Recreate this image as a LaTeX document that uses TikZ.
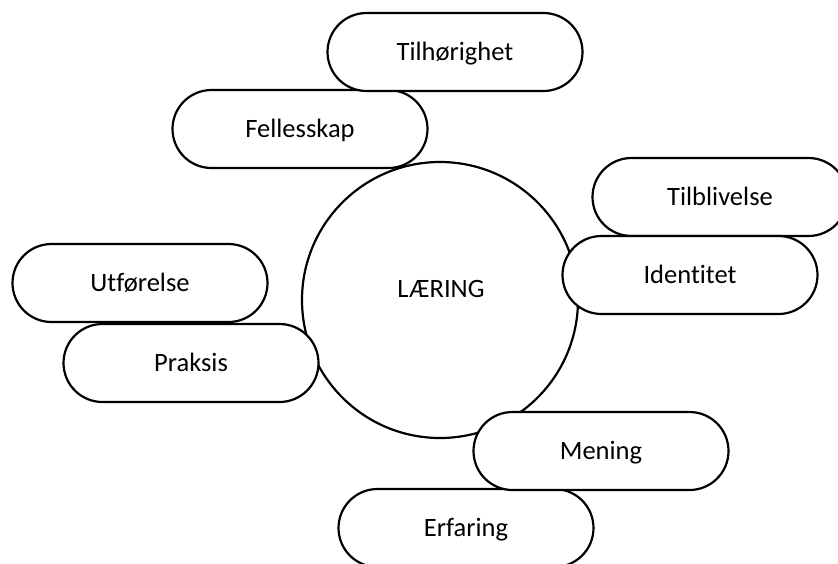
\documentclass[tikz,border=0pt]{standalone}
\usepackage{fontspec}
\setmainfont{Carlito}[Ligatures=NoCommon]

\begin{document}
\begin{tikzpicture}
[x=1pt,y=-1pt,
  textDecorate/.style={font=\fontsize{26.5}{32}\selectfont,text height=17pt,text depth=0pt},%
  circleDecorate/.style={shape=circle,draw,line width=2.2pt,fill=white,minimum size=276pt,inner sep=0pt},%
  boxDecorate/.style={shape=rectangle,rounded corners=39pt,draw,line width=2.2pt,fill=white,minimum width=255pt,minimum height=78pt,textDecorate}]
\useasboundingbox (0,0) rectangle (838,563);
%% centre
\node (laering) at (440,300) [circleDecorate] {};
\node (laeringtext) at (441,289) [textDecorate] {LÆRING};
%% boxes round the centre
\node (fellesskap) at (300,129) [boxDecorate] {Fellesskap};
\node (tilhorighet) at (455,52) [boxDecorate] {Tilhørighet};
\node (tilblivelse) at (720,197) [boxDecorate] {Tilblivelse};
\node (identitet) at (690,275) [boxDecorate] {Identitet};
\node (utforelse) at (140,283) [boxDecorate] {Utførelse};
\node (praksis) at (191,363) [boxDecorate] {Praksis};
\node (erfaring) at (466,528) [boxDecorate] {Erfaring};
\node (mening) at (601,451) [boxDecorate] {Mening};
\end{tikzpicture}
\end{document}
═══
> **Written request**
Output each line exactly; omit every picture.

> **Reply**
Recreate this image as a LaTeX document that uses TikZ.
\documentclass[tikz,border=0pt]{standalone}
\usepackage{fontspec}
\setmainfont{Carlito}[Ligatures=NoCommon]

\begin{document}
\begin{tikzpicture}
[x=1pt,y=-1pt,
  textDecorate/.style={font=\fontsize{26.5}{32}\selectfont,text height=17pt,text depth=0pt},%
  circleDecorate/.style={shape=circle,draw,line width=2.2pt,fill=white,minimum size=276pt,inner sep=0pt},%
  boxDecorate/.style={shape=rectangle,rounded corners=39pt,draw,line width=2.2pt,fill=white,minimum width=255pt,minimum height=78pt,textDecorate}]
\useasboundingbox (0,0) rectangle (838,563);
%% centre
\node (laering) at (440,300) [circleDecorate] {};
\node (laeringtext) at (441,289) [textDecorate] {LÆRING};
%% boxes round the centre
\node (fellesskap) at (300,129) [boxDecorate] {Fellesskap};
\node (tilhorighet) at (455,52) [boxDecorate] {Tilhørighet};
\node (tilblivelse) at (720,197) [boxDecorate] {Tilblivelse};
\node (identitet) at (690,275) [boxDecorate] {Identitet};
\node (utforelse) at (140,283) [boxDecorate] {Utførelse};
\node (praksis) at (191,363) [boxDecorate] {Praksis};
\node (erfaring) at (466,528) [boxDecorate] {Erfaring};
\node (mening) at (601,451) [boxDecorate] {Mening};
\end{tikzpicture}
\end{document}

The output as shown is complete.